Question

Show if b is in the null space of A and why

Answer 1

\[A= \left[\begin{matrix}1 & 2 \\ 3 & 4 \\ 5 & 6\end{matrix}\right] b = \left(\begin{matrix}2 \\ -1\end{matrix}\right)\]

Answer 2

In my notes he used gaussian elimination to find the null space of A but I don't think I'm doing it right

Answer 3

i got \[ \left[\begin{matrix}1 & 2 \\ 0 & 1 \\ 0 & 0\end{matrix}\right]\]

Answer 4

would I let it equal to b???

Answer 5

do you know what the null space of a matrix is?

Answer 6

No I don't really understand it, honestly

Answer 7

Ok, the null space of a matrix is all values of x, where Ax = 0

Answer 8

So, in general, you need to see if A is invertible. If it is invertible, then, it means the null space of A would just be \[\left(\begin{matrix}0 \\ 0\end{matrix}\right)\]

Answer 9

If it is not invertible, then you need to pull out the general solution, and see if b fits into the general solution.

Answer 10

However, in the case of your question A is not invertible. Hence, b is not in the null space of A.

Answer 11

How do you tell if it is invertible?

Answer 12

Firstly, if the matrix is not a square matrix, it is not invertible. So, in your case, the matrix is a 3x2 matrix. Therefore, it is automatically not invertible.

Answer 13

For those matrices that are square, you need to use Gaussian Elimination to get it down to this form:
\[\left[\begin{matrix}1 & a \\ 0 & 1\end{matrix}\right]\]
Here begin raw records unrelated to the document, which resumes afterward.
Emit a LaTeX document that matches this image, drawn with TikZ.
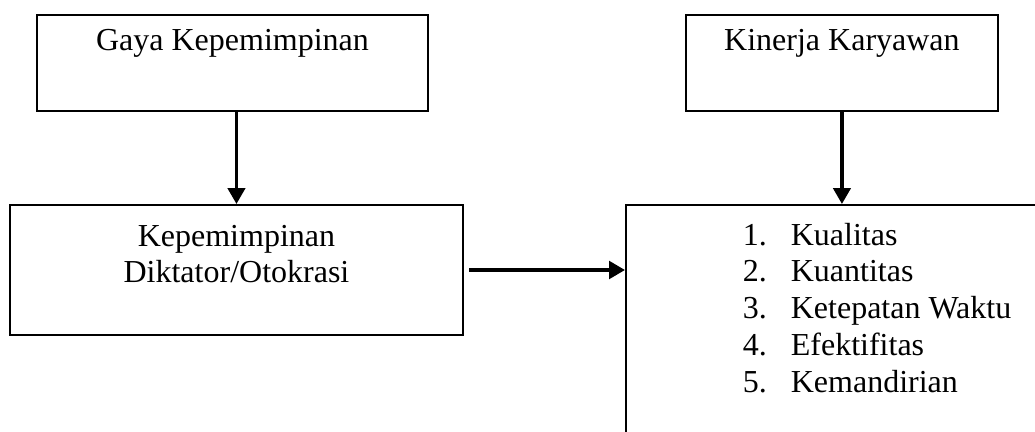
\documentclass[tikz,border=0pt]{standalone}
\usepackage{fontspec}
\setmainfont{Liberation Serif}
\usepackage{tikz}
\usetikzlibrary{arrows.meta,positioning}
\tikzset{
  kotak/.style={rectangle, draw=black, line width=0.75pt, inner sep=0pt,
                align=center, font=\fontsize{12}{13.8}\selectfont},
  panah/.style={-{Triangle[length=6pt,width=6.5pt]}, line width=1.3pt, draw=black},
}
\newcommand{\butir}[2]{\makebox[18pt][l]{#1.}#2}

\begin{document}
\begin{tikzpicture}[x=0.375pt, y=-0.375pt]
        \useasboundingbox (0,0) rectangle (1035,431);
        \node[kotak, anchor=north west, minimum width=146.6pt, minimum height=36pt,
              text height=13.5pt, text depth=22.5pt] (gaya) at (36,14) {Gaya Kepemimpinan};
        \node[kotak, minimum width=117pt, minimum height=36pt,
              text height=13.5pt, text depth=22.5pt, right=96pt of gaya] (kinerja) {Kinerja Karyawan};
        \node[kotak, text width=169.9pt, minimum height=48.75pt,
              text height=15.4pt, text depth=33.35pt, below=34.5pt of gaya, xshift=1.5pt] (diktator)
          {Kepemimpinan\\ Diktator/Otokrasi};
        \node[kotak, minimum width=188.25pt, minimum height=93.75pt,
              text height=15pt, text depth=78.75pt,
              right=60.4pt of diktator.north east, anchor=north west] (indikator)
          {\begin{tabular}[t]{@{}l@{}}
             \butir{1}{Kualitas}\\
             \butir{2}{Kuantitas}\\
             \butir{3}{Ketepatan Waktu}\\
             \butir{4}{Efektifitas}\\
             \butir{5}{Kemandirian}
           \end{tabular}};
        \draw[panah] (diktator.north |- gaya.south) -- (diktator.north);
        \draw[panah] (kinerja.south) -- (kinerja.south |- indikator.north);
        \draw[panah, line width=1.5pt] ([xshift=1.9pt]diktator.east) -- (diktator.east -| indikator.west);
      \end{tikzpicture}
\end{document}
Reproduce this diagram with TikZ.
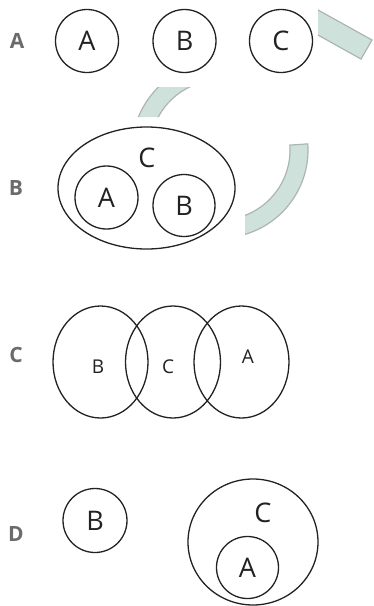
\documentclass[tikz,border=0pt]{standalone}
\usepackage{fontspec}
\setmainfont{Open Sans}
\usetikzlibrary{shapes.geometric}
\definecolor{ink}{HTML}{222222}
\definecolor{taggray}{HTML}{6B6B6B}
\definecolor{bandfill}{HTML}{CFE1DB}
\definecolor{bandline}{HTML}{ABB6B2}
\begin{document}
\begin{tikzpicture}
    [x=1pt,y=-1pt,
     tag/.style={text=taggray,font=\fontsize{21}{21}\selectfont\bfseries,inner sep=0pt},
     letter/.style={text=ink,font=\fontsize{27}{27}\selectfont,inner sep=0pt},
     small letter/.style={text=ink,font=\fontsize{19}{19}\selectfont,inner sep=0pt},
     set/.style={draw=ink,line width=1.3pt,circle,inner sep=0pt,minimum size=#1},
     oval/.style 2 args={draw=ink,line width=1.3pt,ellipse,inner sep=0pt,
       minimum width=#1,minimum height=#2},
     band/.style={fill=bandfill,draw=bandline,line width=1.2pt}]
    \useasboundingbox[fill=white] (0,0) rectangle (373,606);
    % faint ring behind the panels
    \begin{scope}
      \clip (318,0) rectangle (373,87);
      \filldraw[band] (300,0) -- (372,40) -- (361,59) -- (300,25) -- cycle;
    \end{scope}
    \begin{scope}
      \clip (245,117) rectangle (373,606) (0,87) rectangle (373,117);
      \begin{scope}[shift={(220,150)}]
        \filldraw[band] (-4:70) arc[start angle=-4,end angle=250,radius=70]
          -- (250:88) arc[start angle=250,end angle=-4,radius=88] -- cycle;
      \end{scope}
    \end{scope}
    % A
    \node[tag] (tagA) at (17,41) {A};
    \node[set=63,letter] (a1) at (87,41) {A};
    \node[set=63,letter] (a2) at (184.5,41) {B};
    \node[set=63,letter] (a3) at (281,41) {C};
    % B
    \node[tag] (tagB) at (16,188) {B};
    \node[oval={177}{122}] (b3) at (146.5,188) {};
    \node[letter] (b3l) at (147,158) {C};
    \node[set=63,letter] (b1) at (106.5,197.5) {A};
    \node[set=62,letter] (b2) at (184,205.5) {B};
    % C
    \node[tag] (tagC) at (16,355) {C};
    \node[oval={95}{112}] (c2) at (100.5,362) {};
    \node[oval={95}{112}] (c3) at (173,362) {};
    \node[oval={95}{112}] (c1) at (241.5,362) {};
    \node[small letter] (c2l) at (98,367) {B};
    \node[small letter] (c3l) at (168,367) {C};
    \node[small letter] (c1l) at (248,357) {A};
    % D
    \node[tag] (tagD) at (16,534) {D};
    \node[set=64,letter] (d2) at (95,520.5) {B};
    \node[oval={130}{126}] (d3) at (253,542) {};
    \node[letter] (d3l) at (263,513) {C};
    \node[set=62,letter] (d1) at (247.5,567.5) {A};
\end{tikzpicture}
\end{document}
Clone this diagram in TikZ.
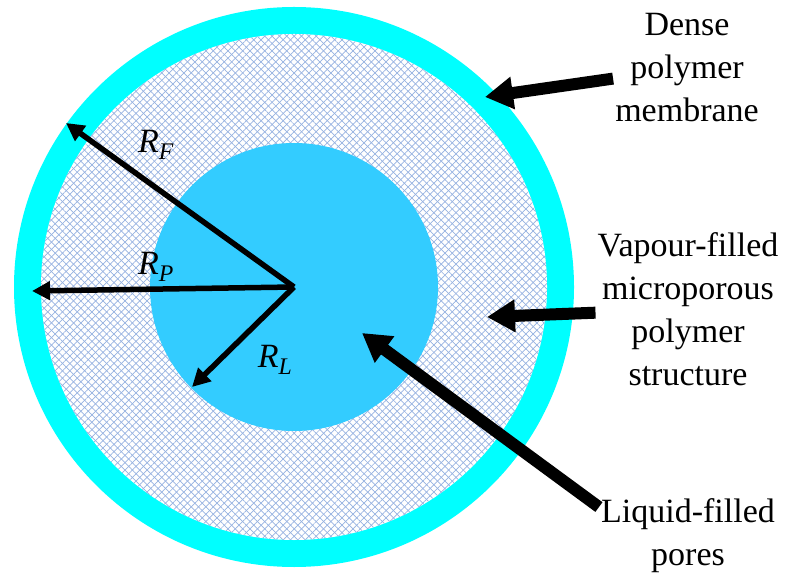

All the diagonal entries should be 1, everything below the 1's should be zero. That is called the row echelon form. You get this form through Gaussian Elimination.
There should be no rows of 0. As long as these conditions are met, the square matrix will be invertible.

Answer 14

Oh okay!!! Thanks. So where it's not a square matrix it's not invertible. But you said if it's not then you can pull out a general solution to see if b fits in?